(To be done)
Print the lines beginning with the one that contains "Write the matplotlib code for this chart." and ending with the one that contains "113, 135, 188, 240, 289, 350, 411, 483, 590]", exactly, both included, and no other lines.

(Entries provided)
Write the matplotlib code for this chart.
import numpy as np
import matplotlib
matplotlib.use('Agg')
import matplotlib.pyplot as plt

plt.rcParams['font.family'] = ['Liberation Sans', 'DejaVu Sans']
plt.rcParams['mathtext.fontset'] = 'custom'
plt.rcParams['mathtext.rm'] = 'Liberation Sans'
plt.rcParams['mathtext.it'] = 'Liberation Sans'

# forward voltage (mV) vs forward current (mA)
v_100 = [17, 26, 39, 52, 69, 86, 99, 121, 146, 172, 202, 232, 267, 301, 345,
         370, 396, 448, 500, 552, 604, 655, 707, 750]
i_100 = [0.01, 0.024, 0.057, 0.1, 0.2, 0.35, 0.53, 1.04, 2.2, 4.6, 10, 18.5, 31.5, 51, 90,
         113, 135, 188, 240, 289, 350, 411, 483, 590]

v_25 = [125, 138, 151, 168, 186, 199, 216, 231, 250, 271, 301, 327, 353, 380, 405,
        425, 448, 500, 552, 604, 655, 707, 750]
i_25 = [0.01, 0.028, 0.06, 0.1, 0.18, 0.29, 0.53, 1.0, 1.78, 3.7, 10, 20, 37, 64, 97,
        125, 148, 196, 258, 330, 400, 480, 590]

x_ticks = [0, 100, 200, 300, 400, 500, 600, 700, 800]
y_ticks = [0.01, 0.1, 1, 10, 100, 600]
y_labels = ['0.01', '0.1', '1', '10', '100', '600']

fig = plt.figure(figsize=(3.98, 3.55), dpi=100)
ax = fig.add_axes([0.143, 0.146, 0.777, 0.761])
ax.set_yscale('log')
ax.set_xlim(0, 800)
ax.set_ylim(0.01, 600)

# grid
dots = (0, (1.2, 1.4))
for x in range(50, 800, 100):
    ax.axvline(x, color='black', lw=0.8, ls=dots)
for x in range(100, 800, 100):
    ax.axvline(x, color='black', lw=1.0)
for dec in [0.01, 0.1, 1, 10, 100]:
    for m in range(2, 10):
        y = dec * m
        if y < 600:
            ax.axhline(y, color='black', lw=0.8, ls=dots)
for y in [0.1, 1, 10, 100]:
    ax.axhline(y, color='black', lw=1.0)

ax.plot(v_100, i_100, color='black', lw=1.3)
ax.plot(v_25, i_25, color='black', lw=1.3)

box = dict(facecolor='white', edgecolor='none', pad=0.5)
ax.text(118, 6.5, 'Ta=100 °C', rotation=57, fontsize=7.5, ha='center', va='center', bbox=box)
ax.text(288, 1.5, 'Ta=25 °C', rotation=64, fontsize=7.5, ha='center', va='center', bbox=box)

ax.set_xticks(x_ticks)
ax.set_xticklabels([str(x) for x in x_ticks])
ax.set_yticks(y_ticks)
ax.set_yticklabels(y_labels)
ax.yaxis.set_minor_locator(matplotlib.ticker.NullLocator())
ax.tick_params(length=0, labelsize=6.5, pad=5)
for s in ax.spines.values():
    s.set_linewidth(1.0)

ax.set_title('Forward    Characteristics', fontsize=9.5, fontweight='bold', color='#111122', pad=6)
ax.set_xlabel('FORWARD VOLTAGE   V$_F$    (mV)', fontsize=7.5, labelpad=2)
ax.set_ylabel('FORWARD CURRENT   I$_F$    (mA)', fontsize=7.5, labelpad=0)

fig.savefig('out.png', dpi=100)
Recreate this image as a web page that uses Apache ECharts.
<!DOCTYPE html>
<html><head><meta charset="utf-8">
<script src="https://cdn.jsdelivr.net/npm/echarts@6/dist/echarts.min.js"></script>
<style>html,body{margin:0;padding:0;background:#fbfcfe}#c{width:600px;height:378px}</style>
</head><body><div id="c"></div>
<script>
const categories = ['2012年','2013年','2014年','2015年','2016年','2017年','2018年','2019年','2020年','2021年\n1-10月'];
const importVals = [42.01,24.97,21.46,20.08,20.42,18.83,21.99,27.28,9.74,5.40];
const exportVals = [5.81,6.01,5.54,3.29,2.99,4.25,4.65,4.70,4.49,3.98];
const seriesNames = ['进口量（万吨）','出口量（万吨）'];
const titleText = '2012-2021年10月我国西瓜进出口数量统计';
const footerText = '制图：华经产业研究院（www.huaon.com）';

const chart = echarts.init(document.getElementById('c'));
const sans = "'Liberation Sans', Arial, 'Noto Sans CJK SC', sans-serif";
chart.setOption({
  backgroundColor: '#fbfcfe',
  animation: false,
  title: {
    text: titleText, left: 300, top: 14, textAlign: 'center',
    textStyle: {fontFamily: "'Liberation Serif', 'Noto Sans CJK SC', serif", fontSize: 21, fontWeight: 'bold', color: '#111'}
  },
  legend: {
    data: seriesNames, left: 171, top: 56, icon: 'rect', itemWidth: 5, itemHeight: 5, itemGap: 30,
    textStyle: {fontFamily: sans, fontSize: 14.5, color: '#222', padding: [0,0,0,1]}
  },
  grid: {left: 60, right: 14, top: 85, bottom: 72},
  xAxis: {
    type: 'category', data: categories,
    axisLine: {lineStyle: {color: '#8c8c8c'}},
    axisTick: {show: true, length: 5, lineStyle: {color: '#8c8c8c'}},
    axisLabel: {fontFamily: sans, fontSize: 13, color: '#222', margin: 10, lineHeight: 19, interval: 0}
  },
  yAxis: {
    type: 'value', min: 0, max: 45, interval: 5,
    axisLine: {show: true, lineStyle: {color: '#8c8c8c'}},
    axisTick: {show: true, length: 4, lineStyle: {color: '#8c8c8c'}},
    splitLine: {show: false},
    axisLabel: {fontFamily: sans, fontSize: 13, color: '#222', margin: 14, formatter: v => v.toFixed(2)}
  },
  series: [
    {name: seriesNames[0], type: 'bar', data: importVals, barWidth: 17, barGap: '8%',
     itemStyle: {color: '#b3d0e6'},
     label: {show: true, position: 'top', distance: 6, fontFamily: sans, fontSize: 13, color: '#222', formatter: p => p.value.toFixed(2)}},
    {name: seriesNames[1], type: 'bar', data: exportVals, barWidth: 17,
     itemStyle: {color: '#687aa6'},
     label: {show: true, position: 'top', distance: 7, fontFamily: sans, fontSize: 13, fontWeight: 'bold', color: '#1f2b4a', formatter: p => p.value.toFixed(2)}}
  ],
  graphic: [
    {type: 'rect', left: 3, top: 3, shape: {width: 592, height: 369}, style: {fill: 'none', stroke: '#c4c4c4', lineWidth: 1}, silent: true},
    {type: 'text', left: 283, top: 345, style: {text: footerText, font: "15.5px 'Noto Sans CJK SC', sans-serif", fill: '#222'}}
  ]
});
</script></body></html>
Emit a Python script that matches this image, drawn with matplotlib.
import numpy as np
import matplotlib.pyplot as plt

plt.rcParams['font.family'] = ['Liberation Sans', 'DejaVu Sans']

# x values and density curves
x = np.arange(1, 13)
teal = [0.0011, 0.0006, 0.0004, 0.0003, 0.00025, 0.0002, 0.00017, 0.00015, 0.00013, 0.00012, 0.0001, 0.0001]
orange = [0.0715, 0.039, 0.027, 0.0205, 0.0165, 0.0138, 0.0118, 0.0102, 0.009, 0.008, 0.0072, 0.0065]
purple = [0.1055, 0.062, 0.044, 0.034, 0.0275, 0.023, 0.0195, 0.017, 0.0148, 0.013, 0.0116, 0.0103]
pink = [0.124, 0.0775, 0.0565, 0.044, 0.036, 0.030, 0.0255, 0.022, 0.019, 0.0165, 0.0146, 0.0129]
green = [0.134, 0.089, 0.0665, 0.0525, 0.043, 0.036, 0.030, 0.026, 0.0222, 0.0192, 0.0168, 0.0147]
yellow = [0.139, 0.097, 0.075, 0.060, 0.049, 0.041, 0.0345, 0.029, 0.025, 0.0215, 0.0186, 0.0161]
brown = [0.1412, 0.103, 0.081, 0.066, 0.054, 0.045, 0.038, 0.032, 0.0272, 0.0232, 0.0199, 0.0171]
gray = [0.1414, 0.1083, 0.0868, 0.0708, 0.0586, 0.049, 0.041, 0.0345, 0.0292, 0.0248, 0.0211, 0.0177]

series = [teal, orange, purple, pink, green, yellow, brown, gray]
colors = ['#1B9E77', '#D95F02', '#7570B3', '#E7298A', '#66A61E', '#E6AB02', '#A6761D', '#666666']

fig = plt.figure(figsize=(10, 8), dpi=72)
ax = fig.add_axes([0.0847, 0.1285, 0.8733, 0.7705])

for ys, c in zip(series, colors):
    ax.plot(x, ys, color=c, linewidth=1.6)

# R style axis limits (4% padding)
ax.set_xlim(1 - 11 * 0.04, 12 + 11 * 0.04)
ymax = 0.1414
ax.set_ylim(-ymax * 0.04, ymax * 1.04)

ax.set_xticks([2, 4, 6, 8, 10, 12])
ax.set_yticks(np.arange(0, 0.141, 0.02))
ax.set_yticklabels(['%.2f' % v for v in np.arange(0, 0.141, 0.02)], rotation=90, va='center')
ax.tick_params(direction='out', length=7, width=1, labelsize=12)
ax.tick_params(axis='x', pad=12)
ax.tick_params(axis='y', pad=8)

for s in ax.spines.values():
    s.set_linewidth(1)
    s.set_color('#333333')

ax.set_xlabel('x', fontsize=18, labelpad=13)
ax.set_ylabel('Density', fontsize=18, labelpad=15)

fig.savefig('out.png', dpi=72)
* * *
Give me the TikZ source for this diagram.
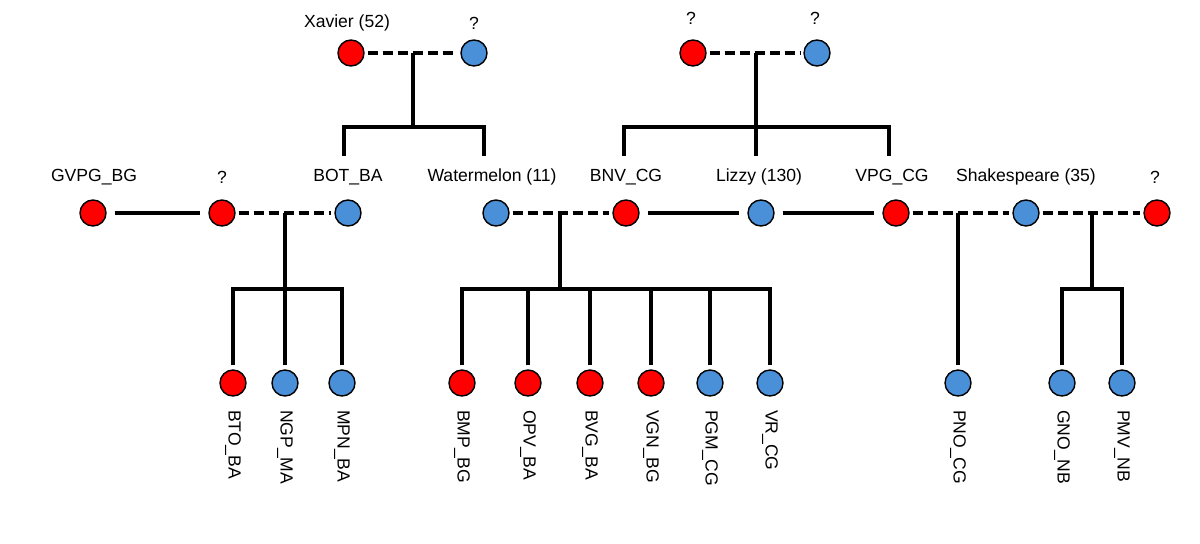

(Answer to the task)
Write the matplotlib code for this chart.
import numpy as np
import matplotlib
matplotlib.use('Agg')
import matplotlib.pyplot as plt

plt.rcParams['font.family'] = ['Liberation Sans', 'DejaVu Sans']
plt.rcParams['mathtext.fontset'] = 'custom'
plt.rcParams['mathtext.rm'] = 'Liberation Sans'
plt.rcParams['mathtext.it'] = 'Liberation Sans'

# forward voltage (mV) vs forward current (mA)
v_100 = [17, 26, 39, 52, 69, 86, 99, 121, 146, 172, 202, 232, 267, 301, 345,
         370, 396, 448, 500, 552, 604, 655, 707, 750]
i_100 = [0.01, 0.024, 0.057, 0.1, 0.2, 0.35, 0.53, 1.04, 2.2, 4.6, 10, 18.5, 31.5, 51, 90,
         113, 135, 188, 240, 289, 350, 411, 483, 590]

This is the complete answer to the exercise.